The Red Brick Times

  Thursday, April 03, 2008

The Fourth Amendment says: "The right of the people to be secure in their persons, houses, papers, and effects, against unreasonable searches and seizures, shall not be violated, and no Warrants shall issue, but upon probable cause, supported by Oath or affirmation, and particularly describing the place to be searched, and the persons or things to be seized."

Pesky amendment.
by whatley (2) comments

       Comments:
  • Problem is this argument is absolute horseshit. Let's all look up posse commitatus. They can't do military operations on citizens inside the U.S. unless they declare martial law. I can't even believe this crap gets consideration by the press when any half educated 8th grader should know better.

    Not that I have an opinion or anything.
     
  • This raises a bunch of base-level definitions to consciousness. First, what is "reasonable", and to whom? Second, is the domestic US in a state of war within its boundaries, and who says so?

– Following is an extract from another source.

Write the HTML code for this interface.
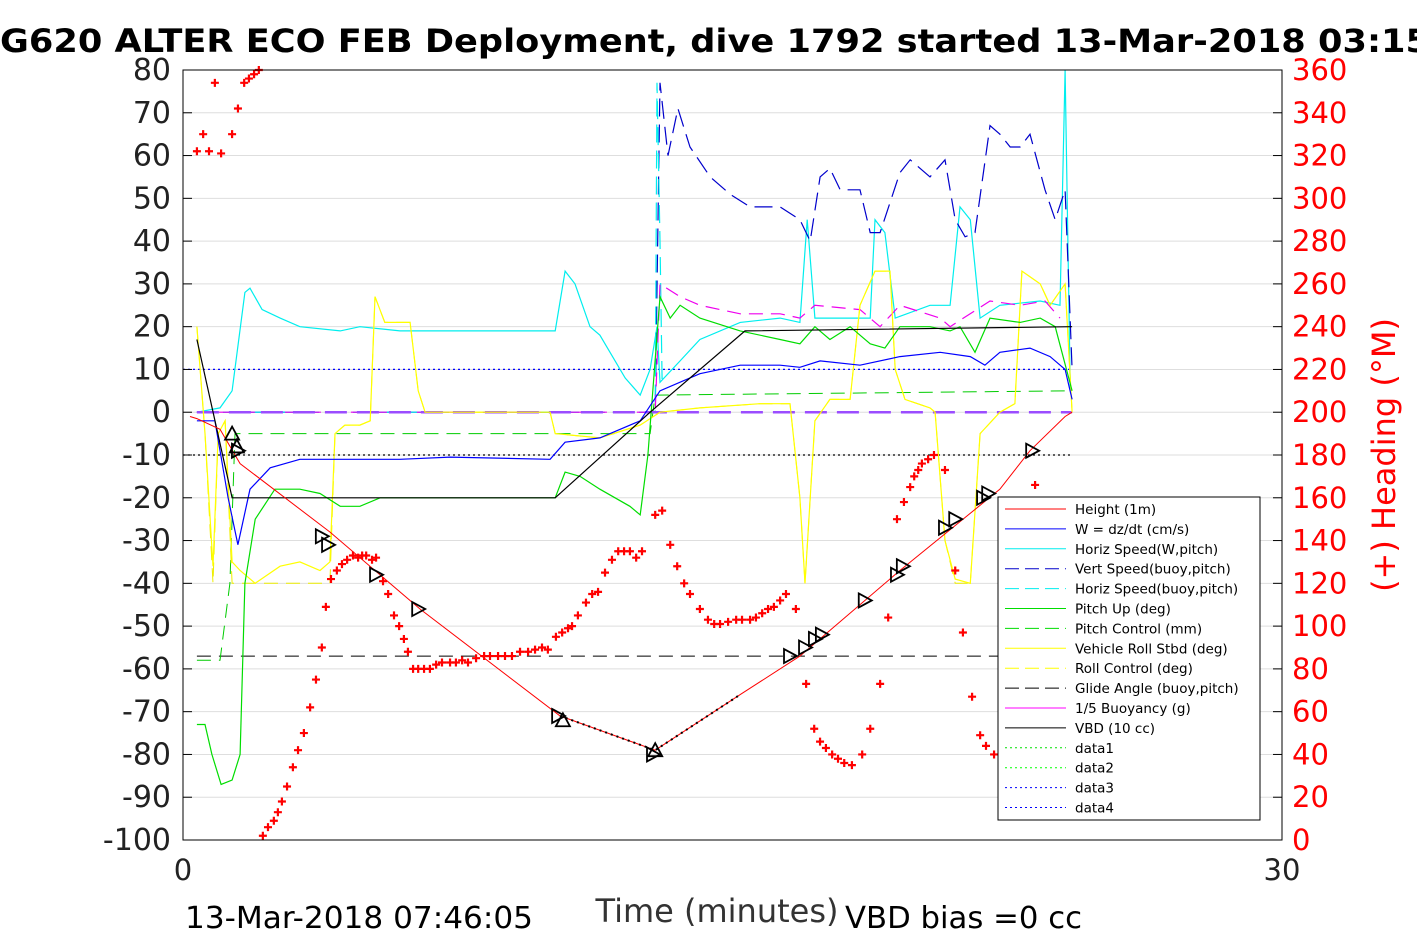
<!DOCTYPE html>
<html><head><meta charset="utf-8"><style>
html,body{margin:0;padding:0;background:#fff;width:1417px;height:945px;overflow:hidden}
svg text{font-family:"DejaVu Sans","Liberation Sans",sans-serif}
</style></head><body>
<svg id="c" width="1417" height="945" viewBox="0 0 1417 945" xmlns="http://www.w3.org/2000/svg">
<text x="0" y="52" font-size="32" font-weight="bold" textLength="1430" lengthAdjust="spacingAndGlyphs">G620 ALTER ECO FEB Deployment, dive 1792 started 13-Mar-2018 03:15</text>
<g id="grid"></g><g id="series"></g><g id="axes"></g>
<text x="185" y="928" font-size="30" textLength="348" lengthAdjust="spacingAndGlyphs">13-Mar-2018 07:46:05</text>
<text x="717" y="922" font-size="32" text-anchor="middle" fill="#333">Time (minutes)</text>
<text x="845" y="928" font-size="30" textLength="237" lengthAdjust="spacingAndGlyphs">VBD bias =0 cc</text>
<text transform="translate(1395,455) rotate(-90)" font-size="32" fill="#f00" text-anchor="middle">(+) Heading (°M)</text>
<g id="legend"></g>
</svg>
<script>
const leftTicks=[80,70,60,50,40,30,20,10,0,-10,-20,-30,-40,-50,-60,-70,-80,-90,-100];
const rightTicks=[360,340,320,300,280,260,240,220,200,180,160,140,120,100,80,60,40,20,0];
const xTicks=[0,30];
const heightT=[0.19,0.38,1.01,1.56,4.01,6.47,10.29,12.89,15.21,16.84,19.57,22.30,23.12,24.08,24.27];
const heightV=[-1,-1.5,-4,-12,-28,-46,-71,-79,-66,-57,-37,-18,-9,-1,0];
const wT=[0.38,0.87,1.23,1.50,1.83,2.38,3.19,4.56,5.92,7.29,10.02,10.43,11.38,12.48,13.02,14.11,15.21,16.30,16.84,17.39,18.48,19.57,20.67,21.49,21.89,22.30,23.12,23.67,24.08,24.27];
const wV=[-2,-2,-20,-31,-18,-13,-11,-11,-11,-10.5,-11,-7,-6,-2,5,9,11,11,10.5,12,11,13,14,13,11,14,15,13,10,3];
const hsT=[0.38,1.01,1.34,1.69,1.83,2.16,2.65,3.19,4.29,4.83,5.92,7.29,8.65,10.16,10.43,10.70,11.11,11.38,12.07,12.48,12.75,12.94,13.02,13.57,14.11,15.21,16.30,16.84,17.04,17.25,17.66,18.76,18.89,19.16,19.44,20.39,20.94,21.21,21.49,21.76,22.30,23.40,23.94,24.08,24.22];
const hsV=[0,1,5,28,29,24,22,20,19,20,19,19,19,19,33,30,20,18,8,4,10,20,7,12,17,21,22,21,45,22,22,22,45,42,22,25,25,48,45,22,25,26,25,80,5];
const vsT=[0.38,12.89,13.02,13.24,13.51,13.84,14.39,14.93,15.48,16.30,16.84,17.12,17.39,17.66,17.94,18.48,18.76,19.03,19.57,19.85,20.39,20.80,21.08,21.35,21.62,22.03,22.30,22.58,22.85,23.12,23.53,23.81,24.08,24.27];
const vsV=[0,0,77,60,71,62,55,51,48,48,45,40,55,57,52,52,42,42,56,59,55,59,45,41,42,67,65,62,62,65,52,45,52,10];
const pitchT=[0.38,0.60,0.79,1.04,1.34,1.56,1.69,1.97,2.51,3.19,3.74,4.29,4.83,5.38,6.47,8.65,10.16,10.43,10.84,11.38,12.20,12.48,12.69,13.02,13.30,13.57,14.11,15.21,16.30,16.84,17.25,17.66,18.21,18.76,19.16,19.57,20.39,20.94,21.21,21.62,22.03,22.85,23.40,23.81,24.27];
const pitchV=[-73,-73,-80,-87,-86,-80,-40,-25,-18,-18,-19,-22,-22,-20,-20,-20,-20,-14,-15,-18,-22,-24,-10,27,22,25,22,19,17,16,20,17,20,16,15,20,20,19,20,14,22,21,22,20,5];
const pcT=[0.38,1.01,1.28,1.42,12.75,12.89,24.27];
const pcV=[-58,-58,-40,-5,-5,4,5];
const rollT=[0.38,0.60,0.82,0.96,1.15,1.34,1.56,1.97,2.65,3.19,3.74,4.01,4.15,4.42,4.83,5.11,5.24,5.51,6.20,6.42,6.61,7.29,10.02,10.16,11.38,12.48,13.02,14.11,15.75,16.57,16.84,16.98,17.25,17.66,18.21,18.48,18.89,19.30,19.44,19.71,20.39,20.53,20.80,21.08,21.49,21.76,22.30,22.71,22.90,23.40,23.67,24.08,24.27];
const rollV=[20,-5,-36,-5,-2,-35,-37,-40,-36,-35,-37,-35,-5,-3,-3,-2,27,21,21,5,0,0,0,-5,-6,-3,0,1,2,2,-20,-40,-2,3,3,25,33,33,10,3,1,0,-30,-39,-40,-5,0,2,33,30,25,30,0];
const buoyT=[0.38,12.89,13.02,13.57,14.11,15.21,16.30,16.84,17.25,18.48,19.03,19.57,20.67,20.94,22.03,22.85,23.53,23.94];
const buoyV=[0,0,30,27,25,23,23,22,25,24,20,25,22,20,26,25,26,22];
const vbdT=[0.38,1.34,10.16,12.75,15.34,24.27];
const vbdV=[17,-20,-20,0,19,20];
const headT=[0.38,0.55,0.71,0.87,1.04,1.34,1.50,1.67,1.80,1.94,2.07,2.18,2.32,2.48,2.59,2.70,2.84,3.00,3.14,3.30,3.47,3.63,3.79,3.90,4.04,4.20,4.34,4.48,4.64,4.78,4.89,5.00,5.16,5.27,5.46,5.60,5.76,5.90,6.03,6.14,6.28,6.42,6.58,6.74,6.91,7.07,7.29,7.45,7.62,7.78,8.00,8.22,8.38,8.60,8.79,8.98,9.20,9.42,9.61,9.80,9.96,10.18,10.35,10.51,10.62,10.78,11.00,11.17,11.33,11.52,11.71,11.88,12.04,12.20,12.37,12.53,12.89,13.08,13.30,13.49,13.68,13.84,14.11,14.33,14.50,14.66,14.88,15.10,15.26,15.48,15.64,15.81,15.97,16.13,16.30,16.46,16.73,17.01,17.23,17.39,17.55,17.72,17.88,18.05,18.26,18.54,18.76,19.03,19.25,19.49,19.68,19.85,19.96,20.07,20.17,20.34,20.50,20.80,21.08,21.29,21.54,21.76,21.92,22.14,23.26];
const headV=[322,330,322,354,321,330,342,354,356,358,360,2,6,9,13,18,25,34,42,50,62,75,90,109,122,126,129,131,133,132,133,133,131,132,121,115,105,100,94,88,80,80,80,80,82,83,83,83,84,83,85,86,86,86,86,86,88,88,89,90,89,95,97,99,100,105,111,115,116,125,131,135,135,135,132,135,152,154,138,128,120,115,108,103,101,101,102,103,103,103,104,106,108,109,112,115,108,73,52,46,43,40,38,36,35,40,52,73,104,150,158,165,170,173,176,178,180,173,126,97,67,49,44,40,166];
const triRT=[1.50,3.79,3.96,5.27,6.42,10.24,12.83,16.57,16.98,17.25,17.44,18.61,19.49,19.65,20.80,21.08,21.84,21.98,23.18];
const triRV=[-9,-29,-31,-38,-46,-71,-80,-57,-55,-53,-52,-44,-38,-36,-27,-25,-20,-19,-9];
const triUT=[1.34,1.47,10.37,12.89];
const triUV=[-5,-8,-72,-79];

const X=t=>183+t*1099/30, Y=v=>70+(80-v)*770/180, YR=h=>840-h*770/360;
const NS='http://www.w3.org/2000/svg';
function mk(tag,attrs,parent){const e=document.createElementNS(NS,tag);for(const k in attrs)e.setAttribute(k,attrs[k]);document.getElementById(parent).appendChild(e);return e;}
function line(ts,vs,color,dash,name,w){
  const pts=ts.map((t,i)=>X(t).toFixed(1)+','+Y(vs[i]).toFixed(1)).join(' ');
  const e=mk('polyline',{points:pts,fill:'none',stroke:color,'stroke-width':w||1.2,'stroke-dasharray':dash||'none'},'series');
  
  
}
leftTicks.forEach(v=>{
  const g=mk('line',{x1:183,x2:1282,y1:Y(v),y2:Y(v),stroke:'#dedede','stroke-width':1},'grid');
  
  
});
line([0,24.27],[10,10],'#00f','2,3','data4-line',1.3);
line([0,24.27],[-10,-10],'#000','2,3','data1-line',1.3);
line([0.38,24.27],[-57,-57],'#000','14,8','glide-angle-line',1);
line(pcT,pcV,'#0c0','14,8','pitch-control-line',1);
line(rollT,rollV.map(v=>v< -30?-40:v),'#ee0','14,8','roll-control-line',1);
line(hsT,hsV,'#0ee','none','horiz-speed-w-line',1.2);
line(vsT,vsV,'#00c','18,8','vert-speed-buoy-line',1.2);
line([0.38,12.89,12.94,13.02,13.08],[0,0,77,40,6],'#0ee','18,8','horiz-speed-buoy-line',1.2);
line(buoyT,buoyV,'#e0e','14,8','buoyancy-line',1.2);
line([0.38,24.27],[0,0],'#9b4dff','22,10','zero-buoy-line',2.5);
line(rollT,rollV,'#ff0','none','vehicle-roll-line',1.2);
line(pitchT,pitchV,'#0d0','none','pitch-up-line',1.2);
line(wT,wV,'#00f','none','w-line',1.2);
line(vbdT,vbdV,'#000','none','vbd-line',1.2);
line(heightT,heightV,'#f00','none','height-line',1);
line([10.29,12.89,15.21],[-71,-79,-66],'#000','2,4','data-dots-line',2);
headT.forEach((t,i)=>{
  const x=X(t),y=YR(headV[i]);
  const p=mk('path',{d:`M${x-4},${y}H${x+4}M${x},${y-4}V${y+4}`,stroke:'#f00','stroke-width':2.2},'series');
  
  
});
triRT.forEach((t,i)=>{
  const x=X(t),y=Y(triRV[i]);
  const p=mk('path',{d:`M${x-6},${y-7}L${x+7},${y}L${x-6},${y+7}Z`,fill:'none',stroke:'#000','stroke-width':1.8},'series');
  
  
});
triUT.forEach((t,i)=>{
  const x=X(t),y=Y(triUV[i]);
  const p=mk('path',{d:`M${x-7},${y+6}L${x},${y-7}L${x+7},${y+6}Z`,fill:'none',stroke:'#000','stroke-width':1.8},'series');
  
  
});
const box=mk('rect',{x:183,y:70,width:1099,height:770,fill:'none',stroke:'#000','stroke-width':1},'axes');


leftTicks.forEach(v=>{
  mk('line',{x1:183,x2:192,y1:Y(v),y2:Y(v),stroke:'#000'},'axes');
  const t=mk('text',{x:171,y:Y(v)+10,'font-size':30,'text-anchor':'end',fill:'#222'},'axes');
  t.textContent=v;
  
  
});
rightTicks.forEach(v=>{
  mk('line',{x1:1273,x2:1282,y1:YR(v),y2:YR(v),stroke:'#000'},'axes');
  const t=mk('text',{x:1292,y:YR(v)+10,'font-size':29,fill:'#f00'},'axes');
  t.textContent=v;
  
  
});
xTicks.forEach(v=>{
  const t=mk('text',{x:X(v),y:880,'font-size':29,'text-anchor':'middle',fill:'#222'},'axes');
  t.textContent=v;
  
  
});
const legNames=['Height (1m)','W = dz/dt (cm/s)','Horiz Speed(W,pitch)','Vert Speed(buoy,pitch)','Horiz Speed(buoy,pitch)','Pitch Up (deg)','Pitch Control (mm)','Vehicle Roll Stbd (deg)','Roll Control (deg)','Glide Angle (buoy,pitch)','1/5 Buoyancy (g)','VBD (10 cc)','data1','data2','data3','data4'];
const legCol=['#f00','#00f','#0ee','#00c','#0ee','#0d0','#0d0','#ff0','#ff0','#000','#f0f','#000','#0d0','#0f0','#00f','#00f'];
const legDash=['none','none','none','14,6','14,6','none','14,6','none','14,6','14,6','none','none','2,3','2,3','2,3','2,3'];
const lb=mk('rect',{x:998,y:497,width:262,height:323,fill:'#fff',stroke:'#000','stroke-width':1},'legend');


legNames.forEach((n,i)=>{
  const y=509+i*19.9;
  const l=mk('line',{x1:1005,x2:1066,y1:y,y2:y,stroke:legCol[i],'stroke-width':1,'stroke-dasharray':legDash[i]},'legend');
  
  
  const t=mk('text',{x:1075,y:y+5,'font-size':13.5,fill:'#000'},'legend');
  t.textContent=n;
  
  
});
</script>
</body></html>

    The military thinks that unquestioning obedience to rules is reasonable. Since it is easier to obey than to reason and resist, many people will concur. Many religious sects use this precept, as do fringe movements and cults. Whenever one sees a crowd/mob marching and shouting in lockstep, higher mental processes have been discarded. Is this reasonable? The constitution is used to support the rights of individuals. Are the political and military policy makers using the same arguments to support the supposed rights of their own individual groups?

    The FBI under J Edgar Hoover considered that a state of war existed between their institutionalized way of thought and anyone who did not agree with it. In the 1950s and through Viet Nam, it was easiest to label "outsiders" as either "Communist" or "insane". Currently, if you are opposed, you must be an "Islamic fundamentalist", or "insane". There is something dark about discriminating by religious affiliation rather than by political philosophy. But when you consider that the USA has made a religion of its philosophy, it makes a kind of sense. Do human groups require religion as a compost bin in which to discard excesses of moral doubts and stabs of conscience? War, after all, states "I will take what you have by force because you are less human and deserving of extermination." It has to, since we would be unable to kill people who are not only like us, but are, in fact, completely us.

    I know you agree with me because you are not insane.